Hace años el amigo Alberto Croce me contaba una anécdota muy reveladora de su barrio Malaver-Villate, en el municipio Vicente López, cercano a Buenos Aires.
En el proceso de remodelación del que había sido un barrio de barracas, la cooperativa de vecinos tuvo ocasión de diseñar y decidir cómo iban a ser las futuras viviendas, un auténtico logro fruto de su lucha vecinal por unas condiciones de vida dignas.
Los vecinos decidieron en asamblea renunciar cada unidad familiar a unos cuantos metros de su futura vivienda a fin de liberar espacio para construir un centro social para el barrio. Todos cedieron un poquito para conseguir un mayor bien común.
Recordé esta anécdota de Alberto hace unas semanas, cuando firmé el Manifiesto por una educación democrática en valores, una iniciativa de cinco excelentes profesionales de la educación: Jaume Carbonell (Diari de l’Educació), Miquel Martínez (Profesor de la Universitat de Barcelona), Josep Mª Puig (Profesor de la Universitat de Barcelona), Jaume Trilla (Profesor de la Universitat de Barcelona) y Pedro Uruñuela (Asociación Convives).
Parto de la base de que lo propio de un manifiesto de este tipo es recoger líneas generales y convicciones de un amplio sector de personas. Y que, por otro lado, cada persona individualmente tal vez hubiera redactado alguna de sus partes de manera diferente, matizando o ampliando. ¡Hay que asumir que es imposible que el texto nos encaje a todos como un traje a medida! Más bien es como una camiseta de talla única en la que nos podemos sentir suficientemente a gusto, sin ponernos innecesariamente picajosos en los detalles.
Y justamente ésta es, para mí, una de las lecciones más importantes y más difíciles de aprender de la democracia: democracia es pluralismo. No sólo pluralidad.
En democracia, la pluralidad, es decir, la existencia de mayorías y minorías, de sensibilidades y prioridades diferentes, no debería ser una molestia, sino una necesidad. Una sociedad democrática no es uniforme, ni -y aquí está lo nuclear y lo difícil de aceptar- es deseable que lo sea. Por tanto, debe ser pluralista además de plural.
Si hay mayorías y minorías, formar parte de la mayoría no puede convertirse en la justificación de la opresión, marginación o ninguneo de las minorías. Si me considero una persona progresista, debo entender que en mi sociedad democrática habrá personas conservadoras y no puedo pretender taparles la boca para que no se oiga su voz.
En democracia hay que aprender a pactar. Pactar quiere decir ceder, es decir, estar dispuesto cada parte a perder un poco para que el conjunto, la comunidad, consiga mayor cohesión y mejor convivencia. Como hicieron los vecinos de Malaver-Villate.

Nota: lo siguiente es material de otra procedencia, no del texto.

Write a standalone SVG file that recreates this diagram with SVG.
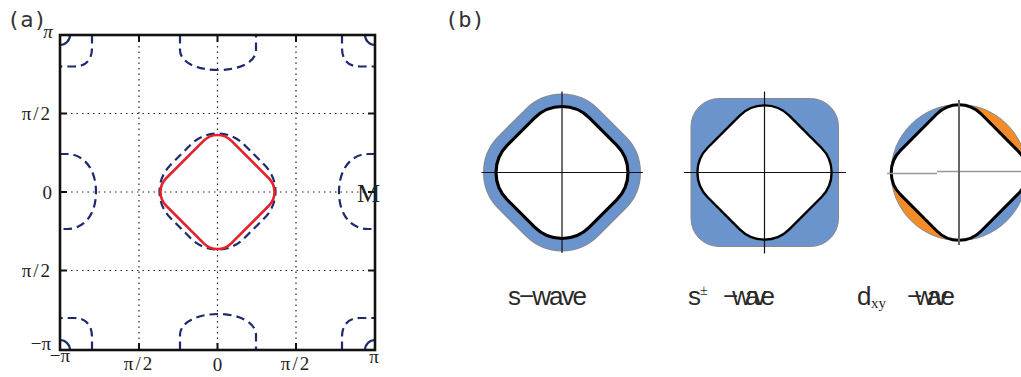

Y a veces habrá que pactar la divergencia, maravilloso concepto que significa comprender sin compartir el punto de vista del otro para reconocerle un lugar en el escenario social y para no poner obsesivamente el foco en la diferencia: Sé que no pensamos igual, pero reconozco tu espacio y estoy dispuesta a buscar dónde están los elementos de convergencia entre tu y yo para poder construir algo juntos.
Firmé el manifiesto convencida e ilusionada, sabiendo que si lo hubiera escrito yo, probablemente hubiera acentuado la necesidad de que la democracia considere el pluralismo como un bien común, y que nuestros niños, niñas y jóvenes puedan crecer con esta profunda convicción.